* [Provided material]:
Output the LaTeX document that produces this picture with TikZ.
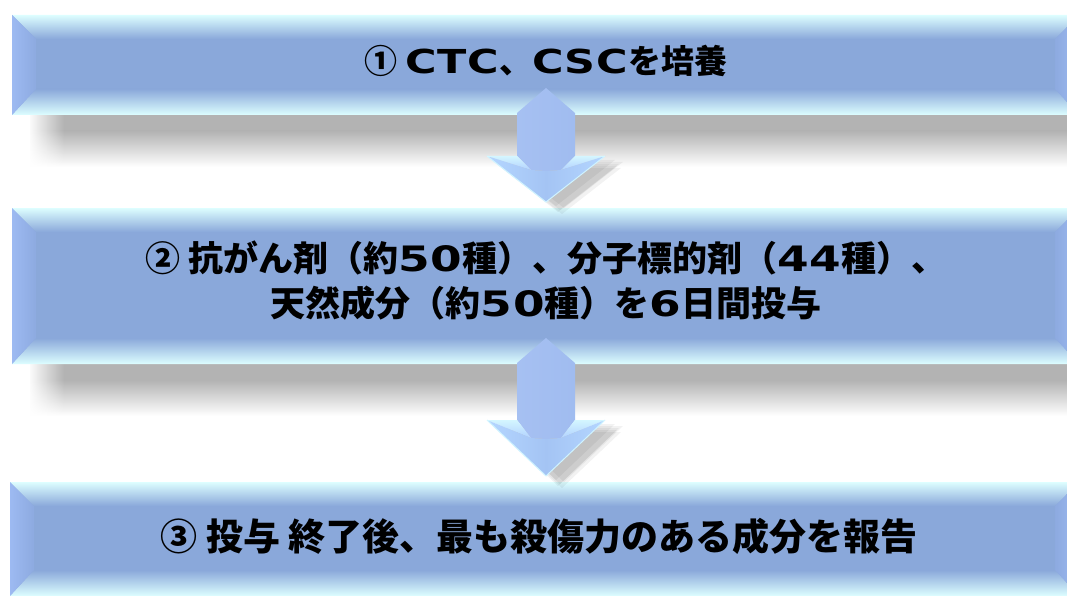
\documentclass[tikz,border=0pt]{standalone}
\usepackage{fontspec}
\setmainfont{Noto Sans CJK JP}
\newfontfamily\latnfont{DejaVu Sans}[FakeStretch=1.3,LetterSpace=2]
\newcommand\lt[1]{{\latnfont #1}}
\usetikzlibrary{fadings}
\definecolor{boxmid}{HTML}{8AA8DA}
\definecolor{bevlight}{HTML}{DDFEFF}
\definecolor{bevmid}{HTML}{A6C6FA}
\definecolor{sideout}{HTML}{9DBAF2}
\definecolor{sidein}{HTML}{8DAAE0}
\definecolor{shgray}{HTML}{B3B3B3}
\definecolor{shaftL}{HTML}{A6C0F2}
\definecolor{shaftM}{HTML}{8EAADE}
\definecolor{shaftR}{HTML}{A0BCF0}
\definecolor{wingT}{HTML}{D4F6FF}
\definecolor{wingB}{HTML}{B2D2FF}
\definecolor{headA}{HTML}{B4D6FF}
\definecolor{headB}{HTML}{A4C4F4}
\definecolor{headedge}{HTML}{CFF3FF}
\tikzfading[name=fadeR, left color=transparent!0, right color=transparent!100]
\tikzset{
  txt/.style={inner sep=0pt, text=black, font=\bfseries\fontsize{35}{45}\selectfont},
  txtsmall/.style={txt, font=\bfseries\fontsize{33}{45}\selectfont},
  txtbig/.style={txt, font=\bfseries\fontsize{37}{45}\selectfont},
}
% x0, y0, x1, y1
\newcommand\bevelbox[4]{%
  \fill[boxmid] (#1,#2) rectangle (#3,#4);
  \shade[top color=bevlight, middle color=bevmid, bottom color=boxmid]
    (#1,#2) -- (#3,#2) -- ({#3-24},{#2+24}) -- ({#1+24},{#2+24}) -- cycle;
  \shade[top color=boxmid, middle color=bevmid, bottom color=bevlight]
    ({#1+24},{#4-26}) -- ({#3-24},{#4-26}) -- (#3,#4) -- (#1,#4) -- cycle;
  \shade[left color=sideout, right color=sidein]
    (#1,#2) -- ({#1+24},{#2+24}) -- ({#1+24},{#4-26}) -- (#1,#4) -- cycle;
  \shade[left color=sidein, right color=sideout]
    (#3,#2) -- ({#3-24},{#2+24}) -- ({#3-24},{#4-26}) -- (#3,#4) -- cycle;
}
% shadow below a box: bottom y
\newcommand\boxshadow[1]{%
  \fill[shgray] (30,#1) rectangle (1067,{#1+16});
  \shade[top color=shgray, bottom color=white] (30,{#1+16}) rectangle (1067,{#1+52});
  \fill[white, path fading=fadeR] (28,#1) rectangle (64,{#1+60});
}
% top y, shaft top corner y, wing y, inner y, tip y
\newcommand\bevarrow[5]{%
  \foreach \dx/\dy in {10/4,14/8,18/6,16/12,12/10}{
    \fill[black, opacity=0.05] ({487+\dx},{#3+\dy}) -- ({605+\dx},{#3+\dy}) -- ({546+\dx},{#5+\dy}) -- cycle;
  }
  \shade[left color=shaftL, middle color=shaftM, right color=shaftR]
    (517,#2) -- (546,#1) -- (575,#2) -- (575,#3) -- (561,#4) -- (546,{#4+1}) -- (531,#4) -- (517,#3) -- cycle;
  \shade[top color=wingT, bottom color=wingB] (487,#3) -- (517,#3) -- (531,#4) -- cycle;
  \shade[top color=wingT, bottom color=wingB] (605,#3) -- (575,#3) -- (561,#4) -- cycle;
  \shade[left color=headA, right color=headB] (487,#3) -- (531,#4) -- (546,{#4+1}) -- (546,#5) -- cycle;
  \shade[left color=headB, right color=headA] (605,#3) -- (561,#4) -- (546,{#4+1}) -- (546,#5) -- cycle;
  \draw[headedge, line width=1pt, line join=round] (487,#3) -- (546,#5) -- (605,#3);
  \draw[wingT, line width=0.8pt] (487,#3) -- (517,#3) (575,#3) -- (605,#3);
}
\begin{document}
\begin{tikzpicture}[x=1pt,y=-1pt]
\useasboundingbox (0,0) rectangle (1067,596);
\clip (0,0) rectangle (1067,596);
\fill[white] (0,0) rectangle (1067,596);
% shadows
\boxshadow{115}
\boxshadow{364}
% boxes
\bevelbox{12}{15}{1079}{115}
\bevelbox{12}{208}{1079}{364}
\bevelbox{10}{482}{1079}{596}
% arrows
\bevarrow{88}{113}{156}{170}{202}
\bevarrow{338}{363}{420}{438}{476}
% texts
\node[txtsmall, anchor=base] (t1) at (546,74) {① \lt{CTC}、\lt{CSC}を培養};
\node[txt, anchor=base] (t2a) at (546,271) {② 抗がん剤（約\lt{50}種）、分子標的剤（\lt{44}種）、};
\node[txt, anchor=base] (t2b) at (546,316) {天然成分（約\lt{50}種）を\lt{6}日間投与};
\node[txtbig, anchor=base] (t3) at (539,550) {③ 投与 終了後、最も殺傷力のある成分を報告};
\end{tikzpicture}
\end{document}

* [Written exercise]:
Your copy of the data above should match it exactly, except that pictures are left out.

* [Solution for this exercise]:
Output the LaTeX document that produces this picture with TikZ.
\documentclass[tikz,border=0pt]{standalone}
\usepackage{fontspec}
\setmainfont{Noto Sans CJK JP}
\newfontfamily\latnfont{DejaVu Sans}[FakeStretch=1.3,LetterSpace=2]
\newcommand\lt[1]{{\latnfont #1}}
\usetikzlibrary{fadings}
\definecolor{boxmid}{HTML}{8AA8DA}
\definecolor{bevlight}{HTML}{DDFEFF}
\definecolor{bevmid}{HTML}{A6C6FA}
\definecolor{sideout}{HTML}{9DBAF2}
\definecolor{sidein}{HTML}{8DAAE0}
\definecolor{shgray}{HTML}{B3B3B3}
\definecolor{shaftL}{HTML}{A6C0F2}
\definecolor{shaftM}{HTML}{8EAADE}
\definecolor{shaftR}{HTML}{A0BCF0}
\definecolor{wingT}{HTML}{D4F6FF}
\definecolor{wingB}{HTML}{B2D2FF}
\definecolor{headA}{HTML}{B4D6FF}
\definecolor{headB}{HTML}{A4C4F4}
\definecolor{headedge}{HTML}{CFF3FF}
\tikzfading[name=fadeR, left color=transparent!0, right color=transparent!100]
\tikzset{
  txt/.style={inner sep=0pt, text=black, font=\bfseries\fontsize{35}{45}\selectfont},
  txtsmall/.style={txt, font=\bfseries\fontsize{33}{45}\selectfont},
  txtbig/.style={txt, font=\bfseries\fontsize{37}{45}\selectfont},
}
% x0, y0, x1, y1
\newcommand\bevelbox[4]{%
  \fill[boxmid] (#1,#2) rectangle (#3,#4);
  \shade[top color=bevlight, middle color=bevmid, bottom color=boxmid]
    (#1,#2) -- (#3,#2) -- ({#3-24},{#2+24}) -- ({#1+24},{#2+24}) -- cycle;
  \shade[top color=boxmid, middle color=bevmid, bottom color=bevlight]
    ({#1+24},{#4-26}) -- ({#3-24},{#4-26}) -- (#3,#4) -- (#1,#4) -- cycle;
  \shade[left color=sideout, right color=sidein]
    (#1,#2) -- ({#1+24},{#2+24}) -- ({#1+24},{#4-26}) -- (#1,#4) -- cycle;
  \shade[left color=sidein, right color=sideout]
    (#3,#2) -- ({#3-24},{#2+24}) -- ({#3-24},{#4-26}) -- (#3,#4) -- cycle;
}
% shadow below a box: bottom y
\newcommand\boxshadow[1]{%
  \fill[shgray] (30,#1) rectangle (1067,{#1+16});
  \shade[top color=shgray, bottom color=white] (30,{#1+16}) rectangle (1067,{#1+52});
  \fill[white, path fading=fadeR] (28,#1) rectangle (64,{#1+60});
}
% top y, shaft top corner y, wing y, inner y, tip y
\newcommand\bevarrow[5]{%
  \foreach \dx/\dy in {10/4,14/8,18/6,16/12,12/10}{
    \fill[black, opacity=0.05] ({487+\dx},{#3+\dy}) -- ({605+\dx},{#3+\dy}) -- ({546+\dx},{#5+\dy}) -- cycle;
  }
  \shade[left color=shaftL, middle color=shaftM, right color=shaftR]
    (517,#2) -- (546,#1) -- (575,#2) -- (575,#3) -- (561,#4) -- (546,{#4+1}) -- (531,#4) -- (517,#3) -- cycle;
  \shade[top color=wingT, bottom color=wingB] (487,#3) -- (517,#3) -- (531,#4) -- cycle;
  \shade[top color=wingT, bottom color=wingB] (605,#3) -- (575,#3) -- (561,#4) -- cycle;
  \shade[left color=headA, right color=headB] (487,#3) -- (531,#4) -- (546,{#4+1}) -- (546,#5) -- cycle;
  \shade[left color=headB, right color=headA] (605,#3) -- (561,#4) -- (546,{#4+1}) -- (546,#5) -- cycle;
  \draw[headedge, line width=1pt, line join=round] (487,#3) -- (546,#5) -- (605,#3);
  \draw[wingT, line width=0.8pt] (487,#3) -- (517,#3) (575,#3) -- (605,#3);
}
\begin{document}
\begin{tikzpicture}[x=1pt,y=-1pt]
\useasboundingbox (0,0) rectangle (1067,596);
\clip (0,0) rectangle (1067,596);
\fill[white] (0,0) rectangle (1067,596);
% shadows
\boxshadow{115}
\boxshadow{364}
% boxes
\bevelbox{12}{15}{1079}{115}
\bevelbox{12}{208}{1079}{364}
\bevelbox{10}{482}{1079}{596}
% arrows
\bevarrow{88}{113}{156}{170}{202}
\bevarrow{338}{363}{420}{438}{476}
% texts
\node[txtsmall, anchor=base] (t1) at (546,74) {① \lt{CTC}、\lt{CSC}を培養};
\node[txt, anchor=base] (t2a) at (546,271) {② 抗がん剤（約\lt{50}種）、分子標的剤（\lt{44}種）、};
\node[txt, anchor=base] (t2b) at (546,316) {天然成分（約\lt{50}種）を\lt{6}日間投与};
\node[txtbig, anchor=base] (t3) at (539,550) {③ 投与 終了後、最も殺傷力のある成分を報告};
\end{tikzpicture}
\end{document}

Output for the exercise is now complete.